20 Şubat 2011 Pazar

can koyusu

burculu haftasonu bir fırtına gibi, esti geçti. o derece ki cemreyle birlikte gelen yağışlar, onun eteğinden döküldü. arkadaşlar iyidir. bi ara ben bi hostelin godmother'ı olmuştum, dün ziyarete gittik, kendisine şerefe dedik. sana bi çatıdan baktım aziz istanbul. sonra civarında tur tur. sonra kahvaltı ne güzel şey, ne mutlu şey. yumurta en lezzetli şey. arkadaşlı kahvaltı - çünkü arkadaşlar iyidir. arkadaşlı vapur, aynen ondan.

*

sonra ben, kendime söz verdiğim filme gittim. 1,5 saat boyunca da doya doya ağladım. neden ağladım bilmiyorum, bi yanım umuttan, bi yanım hırstan - ama üzüntüden değil. ağla firuze ağla. tek başına izlemenin güzellikleri. sonrasında söyleşi vardı. sahiden bir avuçlar, gerçekler ve sahiden çok güzel, çok cesur insanlar onlar. hepsinde aynı sihir var: dayanamıyorlar, oturup kalamıyorlar.

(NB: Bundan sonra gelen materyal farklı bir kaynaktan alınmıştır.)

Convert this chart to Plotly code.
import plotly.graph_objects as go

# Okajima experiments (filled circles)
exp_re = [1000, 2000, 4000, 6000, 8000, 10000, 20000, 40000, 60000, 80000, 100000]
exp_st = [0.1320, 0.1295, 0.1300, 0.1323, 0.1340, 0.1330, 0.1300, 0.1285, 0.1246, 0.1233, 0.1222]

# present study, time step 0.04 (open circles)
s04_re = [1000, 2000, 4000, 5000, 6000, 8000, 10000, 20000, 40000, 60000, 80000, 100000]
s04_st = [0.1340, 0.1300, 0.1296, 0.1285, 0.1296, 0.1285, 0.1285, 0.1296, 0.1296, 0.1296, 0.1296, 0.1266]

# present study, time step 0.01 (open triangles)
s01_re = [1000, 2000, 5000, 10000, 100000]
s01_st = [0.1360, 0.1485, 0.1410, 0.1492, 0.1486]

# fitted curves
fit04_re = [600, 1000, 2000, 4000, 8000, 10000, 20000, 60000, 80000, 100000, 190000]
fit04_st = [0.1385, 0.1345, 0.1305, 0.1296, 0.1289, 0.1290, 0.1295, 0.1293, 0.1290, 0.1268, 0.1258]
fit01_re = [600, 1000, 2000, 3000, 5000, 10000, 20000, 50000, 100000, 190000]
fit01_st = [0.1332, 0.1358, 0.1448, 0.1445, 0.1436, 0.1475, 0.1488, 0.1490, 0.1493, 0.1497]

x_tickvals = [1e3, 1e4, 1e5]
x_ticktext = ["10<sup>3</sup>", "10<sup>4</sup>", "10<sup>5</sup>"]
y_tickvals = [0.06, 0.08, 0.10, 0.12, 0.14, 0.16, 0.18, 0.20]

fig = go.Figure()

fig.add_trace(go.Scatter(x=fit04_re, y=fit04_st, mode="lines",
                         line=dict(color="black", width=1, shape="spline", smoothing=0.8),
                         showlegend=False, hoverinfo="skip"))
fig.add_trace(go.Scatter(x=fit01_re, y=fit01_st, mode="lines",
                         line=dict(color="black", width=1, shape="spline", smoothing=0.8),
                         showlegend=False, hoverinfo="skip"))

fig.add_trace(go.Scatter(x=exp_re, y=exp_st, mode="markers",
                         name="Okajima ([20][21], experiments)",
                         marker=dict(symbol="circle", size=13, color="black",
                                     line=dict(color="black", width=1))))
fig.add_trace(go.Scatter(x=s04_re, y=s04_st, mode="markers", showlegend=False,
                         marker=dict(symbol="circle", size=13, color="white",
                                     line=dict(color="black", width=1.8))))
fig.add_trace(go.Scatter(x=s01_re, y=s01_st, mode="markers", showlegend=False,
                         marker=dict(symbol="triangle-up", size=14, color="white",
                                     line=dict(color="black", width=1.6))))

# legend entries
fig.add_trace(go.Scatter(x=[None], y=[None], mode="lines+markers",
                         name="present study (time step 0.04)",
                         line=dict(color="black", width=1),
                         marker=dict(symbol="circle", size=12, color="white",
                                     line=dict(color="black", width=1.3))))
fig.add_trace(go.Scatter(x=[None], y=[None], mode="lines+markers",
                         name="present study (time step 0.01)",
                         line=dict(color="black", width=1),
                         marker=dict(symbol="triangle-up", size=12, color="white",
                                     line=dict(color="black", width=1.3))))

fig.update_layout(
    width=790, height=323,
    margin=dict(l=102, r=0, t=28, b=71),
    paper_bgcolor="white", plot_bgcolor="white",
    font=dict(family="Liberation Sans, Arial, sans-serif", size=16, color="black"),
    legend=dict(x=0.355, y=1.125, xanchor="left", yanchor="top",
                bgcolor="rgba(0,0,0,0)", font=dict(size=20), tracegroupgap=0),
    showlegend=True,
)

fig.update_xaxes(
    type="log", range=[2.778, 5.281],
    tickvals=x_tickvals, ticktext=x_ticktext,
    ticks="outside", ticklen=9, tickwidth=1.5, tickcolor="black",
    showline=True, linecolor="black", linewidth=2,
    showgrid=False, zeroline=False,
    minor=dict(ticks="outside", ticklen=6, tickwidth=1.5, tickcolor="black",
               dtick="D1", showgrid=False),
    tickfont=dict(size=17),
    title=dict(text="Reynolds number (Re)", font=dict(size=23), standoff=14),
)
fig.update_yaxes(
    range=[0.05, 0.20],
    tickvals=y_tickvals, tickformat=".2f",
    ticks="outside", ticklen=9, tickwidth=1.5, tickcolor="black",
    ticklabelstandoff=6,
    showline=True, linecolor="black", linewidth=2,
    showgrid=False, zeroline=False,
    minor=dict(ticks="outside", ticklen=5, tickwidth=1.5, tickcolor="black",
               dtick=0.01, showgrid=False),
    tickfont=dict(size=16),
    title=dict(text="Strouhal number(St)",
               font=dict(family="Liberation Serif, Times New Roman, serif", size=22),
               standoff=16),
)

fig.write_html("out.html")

ben tam senoz'u, ikizdere'yi, çağlayan'ı sindirmeye çalışırken, "devam edecek"i kabullenirken - allianoi. boğmuşlar. yürüdüğüm o köprüyü, duvarındaki resimlere baktığım o kulübeyi, sütunları, mermeri, seni beni boğmuşlar. istediler, olmuş. 3 yıldır ettiğim dualar, tuttuğum dilekler sönmüş. başka neyi bu kadar istediler, ne için bu kadar çabaladılar bilmiyorum. canım acıdı, içim sızladı. bi kez daha, son bi kez daha görebilirdim.

çok şey yazmak istiyorum veya siz onun yerine bi bilet alıp filmi izleyebilirsiniz. vadileri, bulut vadilerini görseniz bile yeter. birileri anayasal haklarınızı satıp yerine mandal alıyor. mahkeme anayasanın 56. maddesine göre karar alıyor, yürütme durmuyor. birileri, anlamıyor. çevre ve orman bakanlığının bakakalırları, örneğin vadiler için:
"10 km'lik bi dere üstünde 20 baraj çok diyolar; ama bu 20 tane göl demek. 20 gölün etrafına çay bahçesi yapsan, turizm gelişir, rekreasyon alanı olur. şimdi itiraz ediyolar ama tabii vizyonsuzluktan. ben onları bi yere göndersem, tüm bu işleri bitirdiğimde geri çağırsam, 'ne güzel yapmışsınız' diyecekler. değişimi sindirmek zor tabii ama 20 tane gölü olan, turizme açık bir vadiyi reddetmek, kalkınmaya hayır demek olur"
diyebiliyor. demişler, bu yazdığım şey fıkra değil. kamera kaydı var.

*
birileri, özünüzün 49 yıllığına kiralık olduğunu bildiriyor size. bedeninizi satın almışlar, benliğinizin kullanım hakkını da bi şirkete vermişler. olan biten budur.birileri, anayasal haklarınıza burnunu siliyor. kazandığınız davaların sonuçları o adamlara uğramıyor. her gün böğrünüze bi kepçe iniyor, bi kamyon dolusu taş boşaltıyolar üstünüze, haklarınız, hukuk, adalet, taşların altında kalıyor.
çığlık atmaya üşenirseniz, bu davaya en çok 80 küsur yaşındaki teyzelerin destek verdiğini hatırlayıp utanın, çok utanın. bu mesele, keyif beklemeyen cinsten.
*
diplomama gözüm dalıyor. bakıp kalıyorum. canım sıkılıyor ve hatta sahiden: koyulaşıyor.

2 yorum:

Damlo dedi ki...

biliyodum gideceğini, söyledim ilk aklıma gelenlerdensin. benimkisi martta.

derya dedi ki...

ben bu insanları gördükçe umut doluyorum biraz da olsa.